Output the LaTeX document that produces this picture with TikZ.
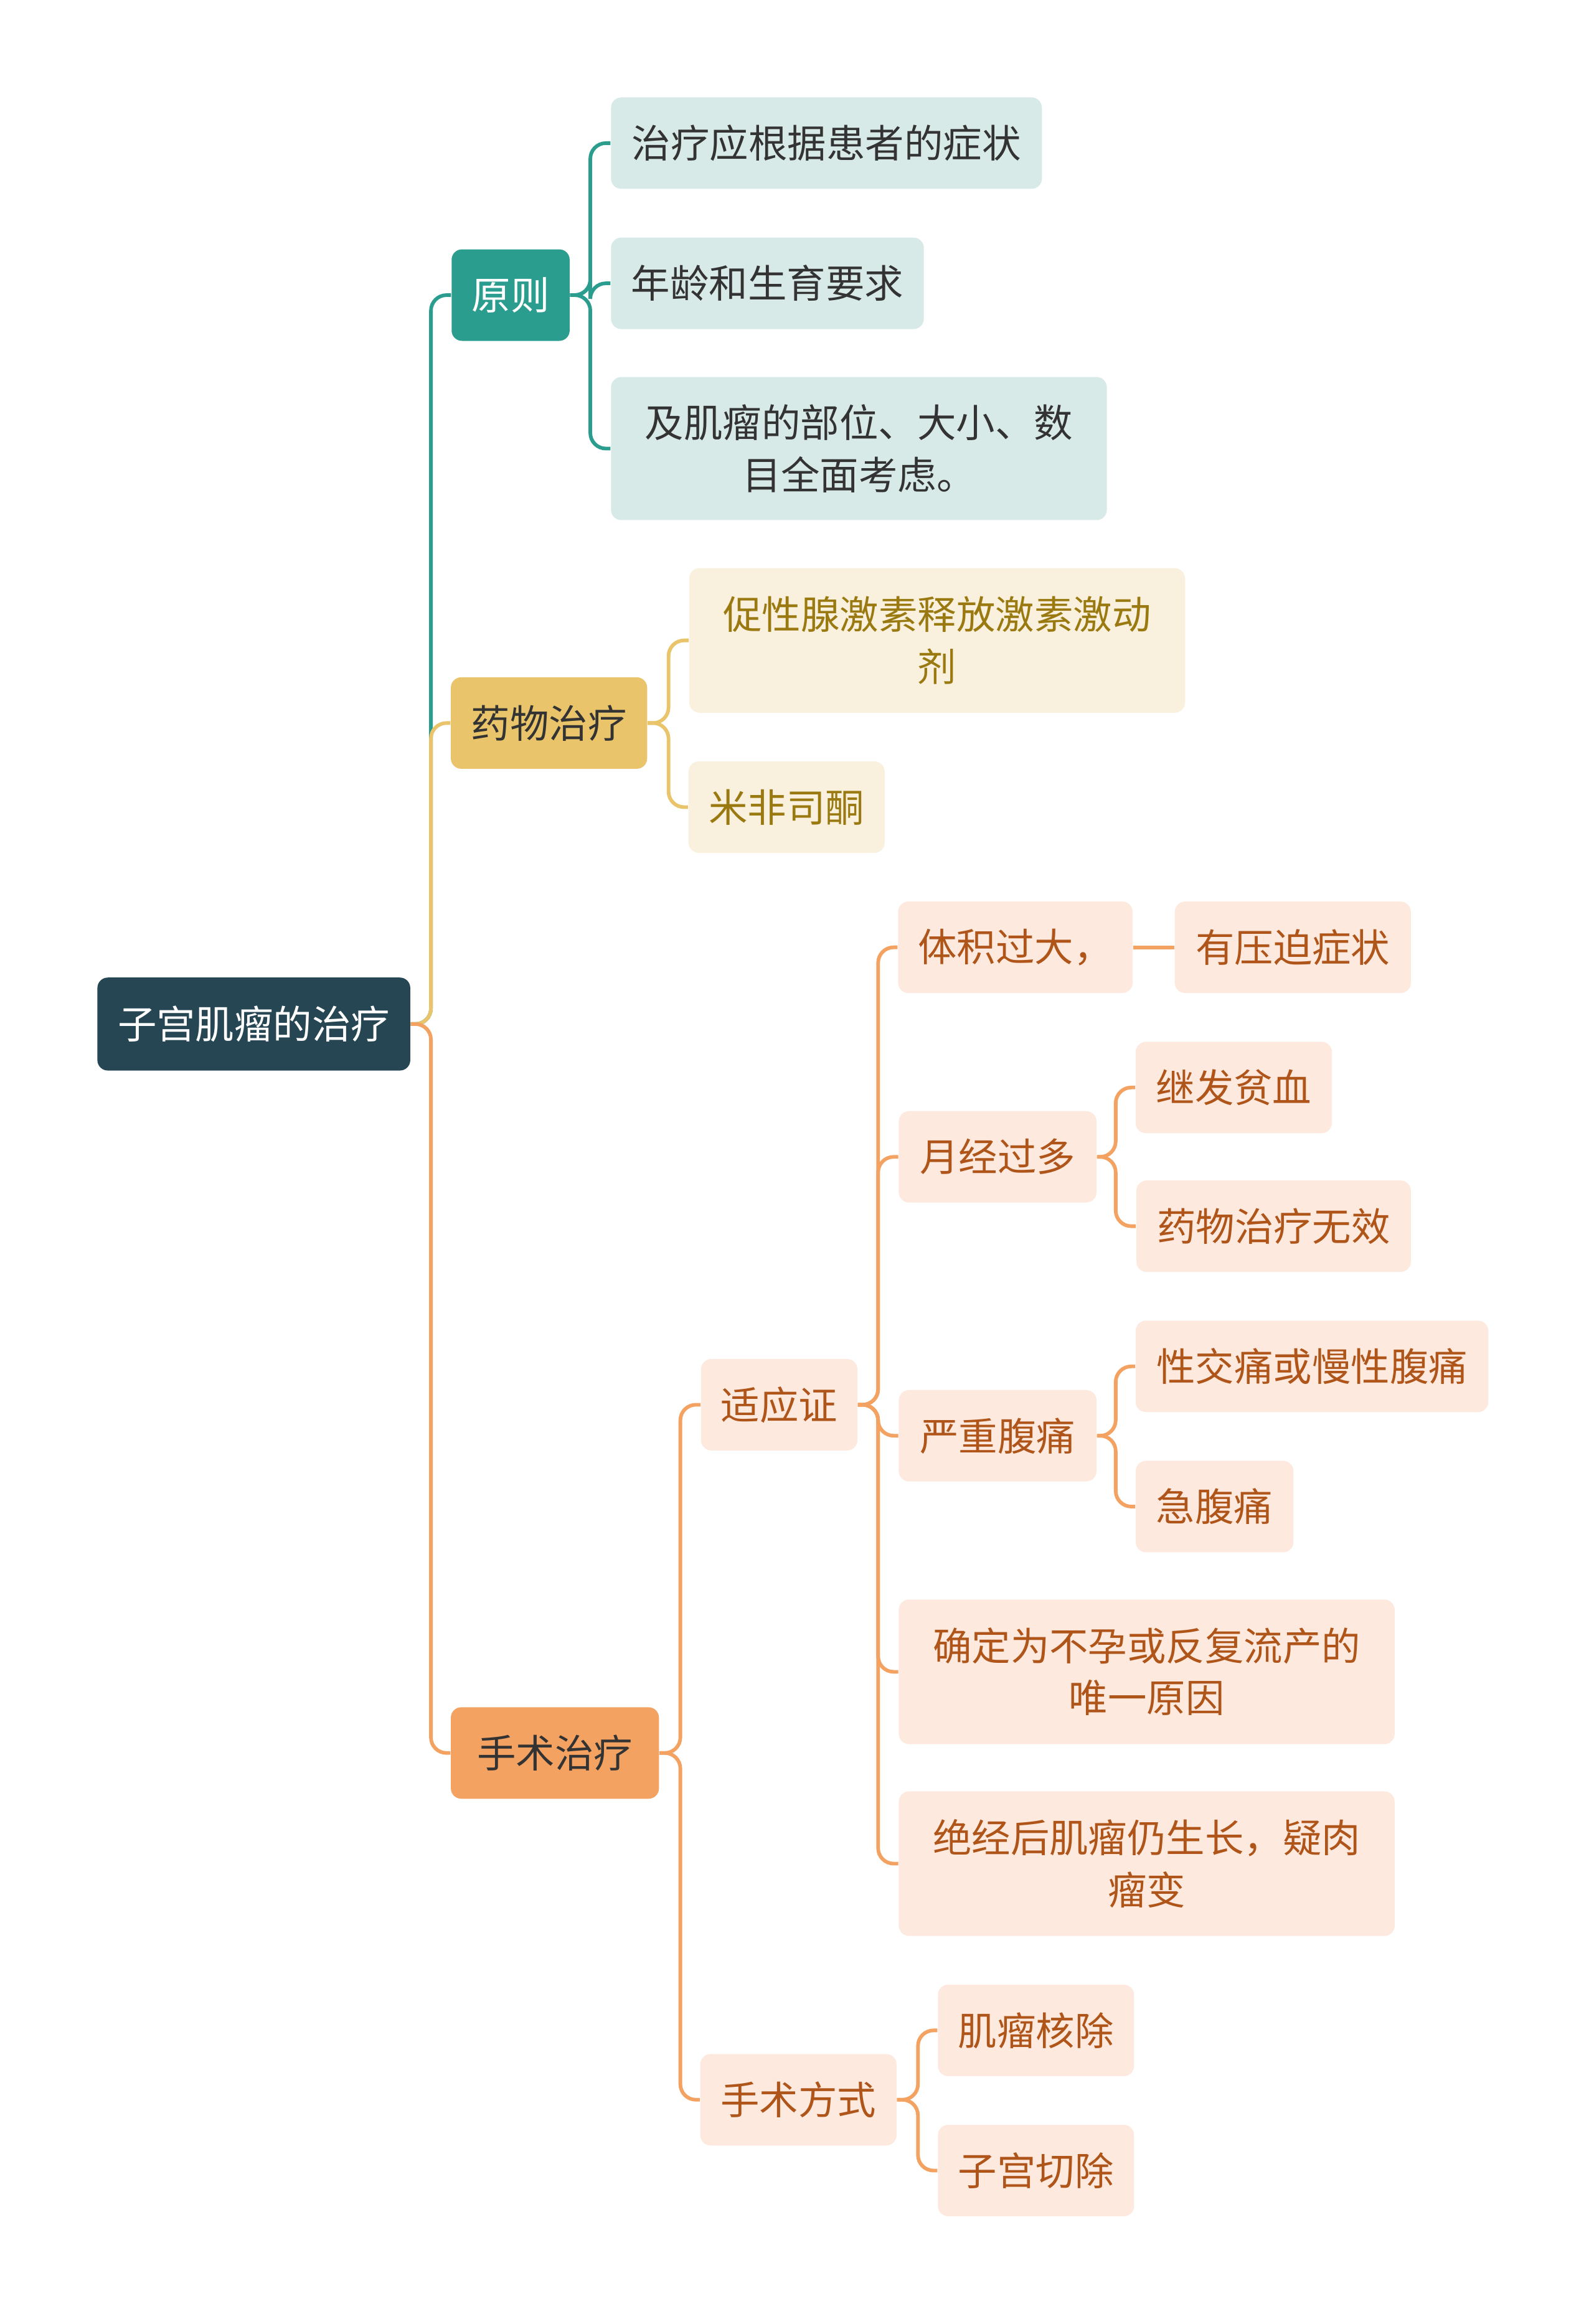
\documentclass[tikz,border=0pt]{standalone}
\usepackage{fontspec}
\setmainfont{Noto Sans CJK SC}
\definecolor{rootc}{HTML}{264653}
\definecolor{tealc}{HTML}{2A9D8F}
\definecolor{tealfill}{HTML}{D7EAE7}
\definecolor{mustc}{HTML}{E9C46A}
\definecolor{mustfill}{HTML}{F9F1DD}
\definecolor{musttext}{HTML}{9A7A10}
\definecolor{orgc}{HTML}{F4A261}
\definecolor{orgfill}{HTML}{FDE9DE}
\definecolor{orgtext}{HTML}{B0551A}
\tikzset{
  box/.style={rounded corners=4pt, inner sep=0pt, align=center, font=\fontsize{15}{20}\selectfont},
  rootbox/.style={box, fill=rootc, text=white},
  tealbox/.style={box, fill=tealc, text=white},
  tleaf/.style={box, fill=tealfill, text=black!80},
  mustbox/.style={box, fill=mustc, text=black!80},
  mleaf/.style={box, fill=mustfill, text=musttext},
  orgbox/.style={box, fill=orgc, text=black!80},
  oleaf/.style={box, fill=orgfill, text=orgtext},
  link/.style={line width=1.4pt, rounded corners=6pt}
}
% name, cx, cy, w, h, style, text
\def\bx#1#2#3#4#5#6#7{\node[#6, minimum width=#4*0.02cm, minimum height=#5*0.02cm] (#1) at (#2,#3) {#7};}
\def\conn#1#2#3#4{\coordinate (trunk) at (#3,0);
  \draw[link, #4] (#1.east) -- (trunk |- #1.east) -- (trunk |- #2.west) -- (#2.west);}

\begin{document}
\begin{tikzpicture}[x=0.02cm, y=-0.02cm]
	\useasboundingbox (0,0) rectangle (1080,1575);
	
	\bx{root}{172}{694}{212}{63}{rootbox}{子宫肌瘤的治疗}
	
	\bx{yuanze}{346}{200}{80}{62}{tealbox}{原则}
	\bx{yz1}{560}{97}{292}{62}{tleaf}{治疗应根据患者的症状}
	\bx{yz2}{520}{192}{212}{62}{tleaf}{年龄和生育要求}
	\bx{yz3}{582}{304}{336}{97}{tleaf}{及肌瘤的部位、大小、数\\目全面考虑。}
	
	\bx{yaowu}{372}{490}{133}{62}{mustbox}{药物治疗}
	\bx{yw1}{635}{434}{336}{98}{mleaf}{促性腺激素释放激素激动\\剂}
	\bx{yw2}{533}{547}{133}{62}{mleaf}{米非司酮}
	
	\bx{shoushu}{376}{1188}{141}{62}{orgbox}{手术治疗}
	\bx{shiying}{528}{952}{106}{62}{oleaf}{适应证}
	\bx{tiji}{688}{642}{159}{62}{oleaf}{体积过大，}
	\bx{yapo}{876}{642}{160}{62}{oleaf}{有压迫症状}
	\bx{yuejing}{676}{784}{134}{62}{oleaf}{月经过多}
	\bx{pinxue}{836}{737}{133}{62}{oleaf}{继发贫血}
	\bx{wuxiao}{863}{831}{186}{62}{oleaf}{药物治疗无效}
	\bx{futong}{676}{973}{134}{62}{oleaf}{严重腹痛}
	\bx{xingjiao}{889}{926}{239}{62}{oleaf}{性交痛或慢性腹痛}
	\bx{jifu}{823}{1021}{107}{62}{oleaf}{急腹痛}
	\bx{buyun}{777}{1133}{336}{98}{oleaf}{确定为不孕或反复流产的\\唯一原因}
	\bx{juejing}{777}{1263}{336}{98}{oleaf}{绝经后肌瘤仍生长，疑肉\\瘤变}
	\bx{fangshi}{541}{1423}{133}{62}{oleaf}{手术方式}
	\bx{hechu}{702}{1376}{133}{62}{oleaf}{肌瘤核除}
	\bx{qiechu}{702}{1471}{133}{62}{oleaf}{子宫切除}
	
	% connectors
	\conn{root}{yuanze}{292}{tealc}
	\conn{root}{yaowu}{292}{mustc}
	\conn{root}{shoushu}{292}{orgc}
	\foreach \c in {yz1,yz2,yz3} {\conn{yuanze}{\c}{400}{tealc}}
	\foreach \c in {yw1,yw2} {\conn{yaowu}{\c}{453}{mustc}}
	\foreach \c in {shiying,fangshi} {\conn{shoushu}{\c}{461}{orgc}}
	\foreach \c in {tiji,yuejing,futong,buyun,juejing} {\conn{shiying}{\c}{595}{orgc}}
	\draw[link, orgc] (tiji) -- (yapo);
	\foreach \c in {pinxue,wuxiao} {\conn{yuejing}{\c}{756}{orgc}}
	\foreach \c in {xingjiao,jifu} {\conn{futong}{\c}{756}{orgc}}
	\foreach \c in {hechu,qiechu} {\conn{fangshi}{\c}{622}{orgc}}
\end{tikzpicture}
\end{document}
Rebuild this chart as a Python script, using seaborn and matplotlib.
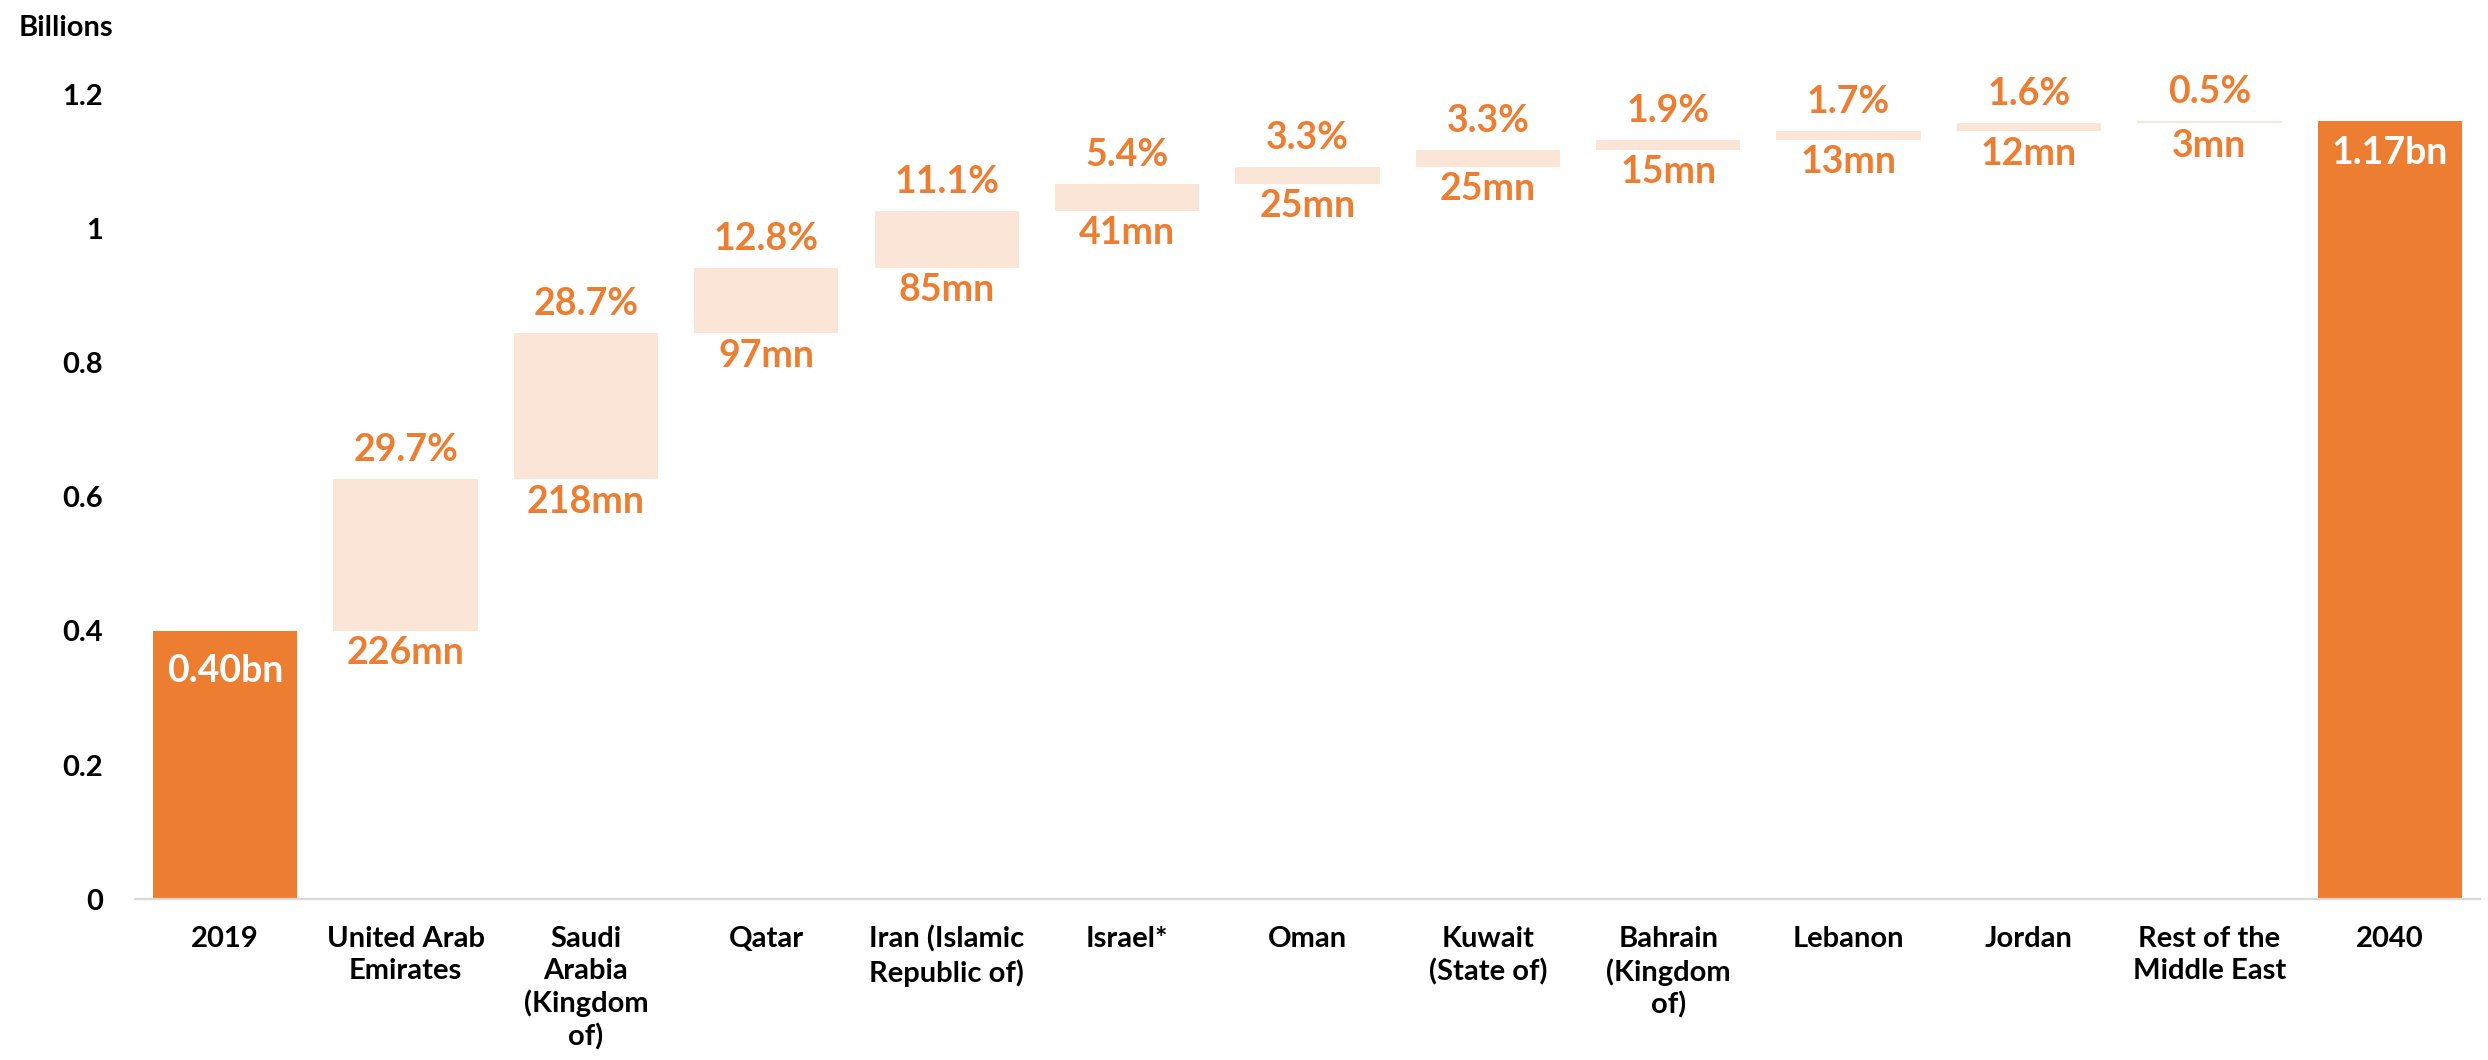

To be done –
Which lines hold the word "this"? Show each one.

Output of the exercise –
Output the LaTeX document that produces this picture with TikZ.
Rebuild this chart as a Python script, using seaborn and matplotlib.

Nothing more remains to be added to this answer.